To survey a site, Kelley and graduate student Jacque Miller pushed a wheeled radar unit about the sise of a jogging stroller across the area, and followed a grid pattern at a walking pace. This allowed them to map a midden without excavating in just two or three days (longer for forested or brushy sites).

The radar not only shows the extent and thickness of the middens, but also reveals the detailed layering, including what may have been floors in historic settlements.

Miller said in addition to the cultural information buried in the middens, the shells are also a record of ancient climate.
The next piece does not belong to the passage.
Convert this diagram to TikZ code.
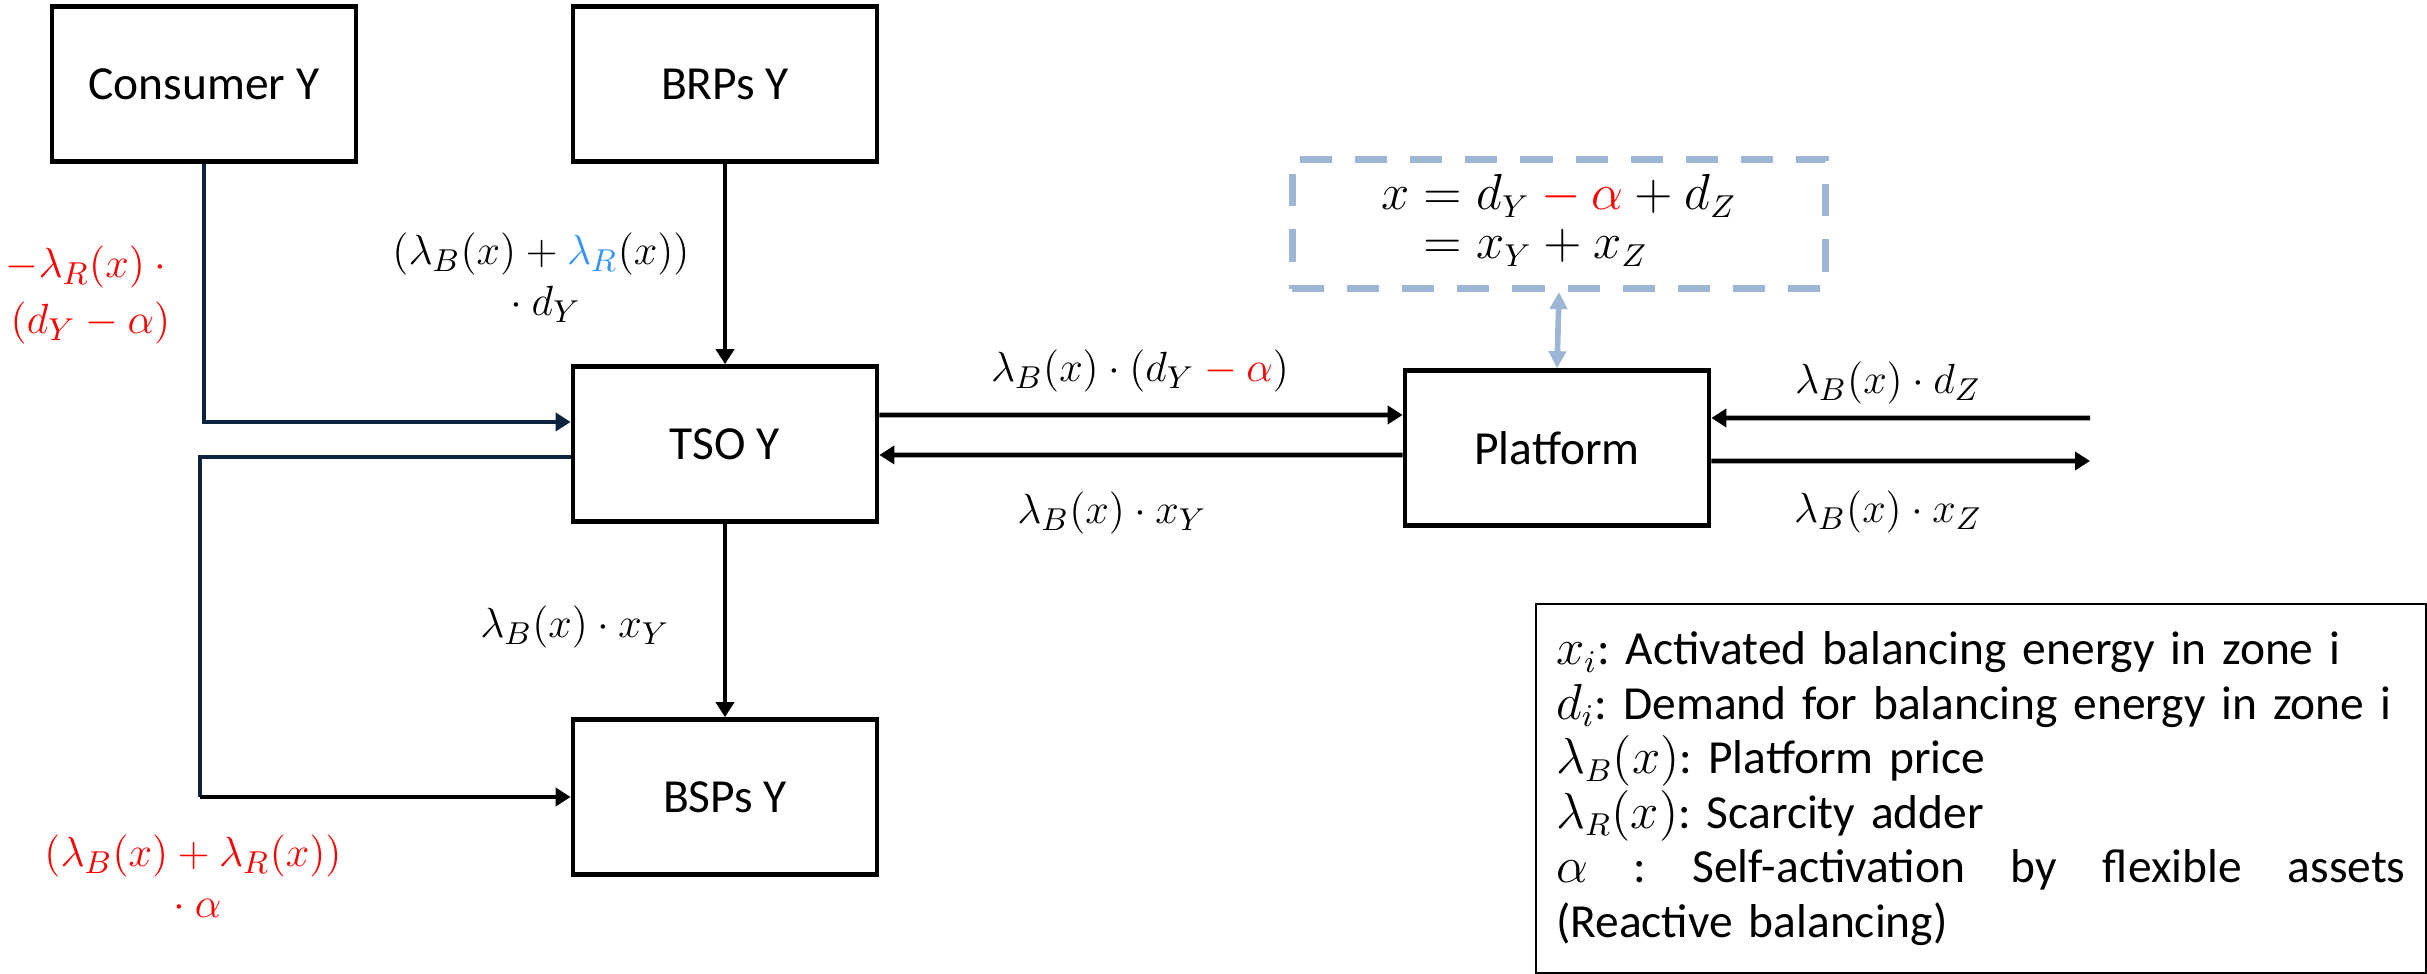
\documentclass[tikz,border=0pt]{standalone}
\usepackage{amsmath}
\usepackage{fontspec}
\setmainfont{Carlito}
\usetikzlibrary{arrows.meta,calc}
\definecolor{navy}{RGB}{12,35,64}
\definecolor{steel}{RGB}{157,182,213}
\definecolor{lblue}{RGB}{51,146,255}
\setlength{\jot}{0pt}
\frenchspacing

\begin{document}
\begin{tikzpicture}[x=0.01cm,y=0.01cm,
    box/.style={draw,line width=1.3pt,minimum width=3.04cm,minimum height=1.55cm,
        font=\fontsize{13.5}{16}\selectfont},
    flow/.style={line width=1.3pt,-{Triangle[length=0.15cm,width=0.18cm]}},
    lab/.style={align=center,inner sep=0pt,font=\fontsize{13}{14.5}\selectfont}]
    \useasboundingbox (0,0) rectangle (2427,-974);
    \node[box] (cons) at (204,-84) {Consumer Y};
    \node[box] (brp) at (725,-84) {BRPs Y};
    \node[box] (tso) at (725,-444) {TSO Y};
    \node[box] (bsp) at (725,-797) {BSPs Y};
    \node[box] (plat) at (1557,-448) {Platform};
    \node[draw=steel, line width=2pt, dash pattern=on 0.32cm off 0.23cm,
        minimum width=5.33cm, minimum height=1.29cm,
        font=\fontsize{13.5}{14}\selectfont] (eq) at (1559,-224)
        {$\begin{aligned} x &= d_Y \mathbin{\color{red}-} {\color{red}\alpha} + d_Z\\
        &= x_Y + x_Z \end{aligned}$};
    \node[draw, line width=0.6pt, anchor=north west, text width=8.49cm,
        minimum height=3.69cm, inner xsep=0.2cm, inner ysep=0.11cm, align=left,
        font=\fontsize{13.5}{15.5}\selectfont] (leg) at (1535,-603)
        {$x_i$: Activated balancing energy in zone i\\
        $d_i$: Demand for balancing energy in zone i\\
        $\lambda_B(x)$: Platform price\\
        $\lambda_R(x)$: Scarcity adder\\
        $\alpha$\hfill:\hfill Self-activation\hfill by\hfill flexible\hfill assets\\
        (Reactive balancing)};
    \coordinate (corner) at (200,-797);
    \coordinate (extin) at (2090,-418);
    \coordinate (extout) at (2090,-461);

    \draw[flow] (brp.south) -- (tso.north);
    \draw[flow, navy, line width=1.15pt] (cons.south) |- ([yshift=0.22cm]tso.west);
    \draw[navy, line width=1.15pt] ([yshift=-0.13cm]tso.west) -| (corner);
    \draw[flow] (corner) -- (bsp.west);
    \draw[flow] (tso.south) -- (bsp.north);
    \draw[flow] ([yshift=0.29cm]tso.east) -- ([yshift=0.33cm]plat.west);
    \draw[flow] ([yshift=-0.07cm]plat.west) -- ([yshift=-0.11cm]tso.east);
    \draw[flow] (extin) -- ([yshift=0.30cm]plat.east);
    \draw[flow] ([yshift=-0.13cm]plat.east) -- (extout);
    \draw[steel, line width=1.6pt, {Triangle[length=0.17cm,width=0.17cm]}-{Triangle[length=0.17cm,width=0.17cm]}]
        (eq.south) -- (plat.north);

    \node[lab] (brplab) at (541,-278) {$(\lambda_B(x) + {\color{lblue}\lambda_R}(x))$\\${}\cdot d_Y$};
    \node[lab, red, anchor=west, font=\fontsize{13}{16}\selectfont] (conslab) at (5,-295) {$-\lambda_R(x)\cdot{}$\\$(d_Y - \alpha)$};
    \node[lab, red] (looplab) at (193,-876) {$(\lambda_B(x) + \lambda_R(x))$\\${}\cdot \alpha$};
    \node[lab] (downlab) at (575,-627) {$\lambda_B(x)\cdot x_Y$};
    \node[lab] (tolab) at (1140,-371) {$\lambda_B(x)\cdot(d_Y \mathbin{\color{red}-} {\color{red}\alpha})$};
    \node[lab] (backlab) at (1112,-513) {$\lambda_B(x)\cdot x_Y$};
    \node[lab] (inlab) at (1888,-383) {$\lambda_B(x)\cdot d_Z$};
    \node[lab] (outlab) at (1888,-512) {$\lambda_B(x)\cdot x_Z$};
\end{tikzpicture}
\end{document}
Researchers can analyse them to determine historic water temperatures and salinity in the Gulf of Maine.

Still, she said, the middens do not get much attention. “A lot of people just don’t know these things exist,” said Miller. “It’s just not a focus.”

During the radar surveys, Kelley’s team had some unpleasant surprises. In one case, they arranged permission to survey a southern Maine midden that had been recorded 49 years ago. When the crew arrived with their equipment, they found it had vanished into the sea.

At the conference, Tom Dawson and Joanna Hambly of the University of St. Andrews described the Shorewatch program, which enlists citisens to monitor archaeological sites in Scotland that are threatened by coastal erosion.

Florida has developed a similar network, called Heritage Monitoring Scouts. Kelley hopes to develop such a program in Maine.

Soctomah said he keeps an eye on middens in eastern Maine. “We try to do a walk-by after a bad storm, when you are going to see a site getting more damage,” he said.

“It’s bad because they are disappearing so fast, and the knowledge that is within those middens will be washed out to sea.”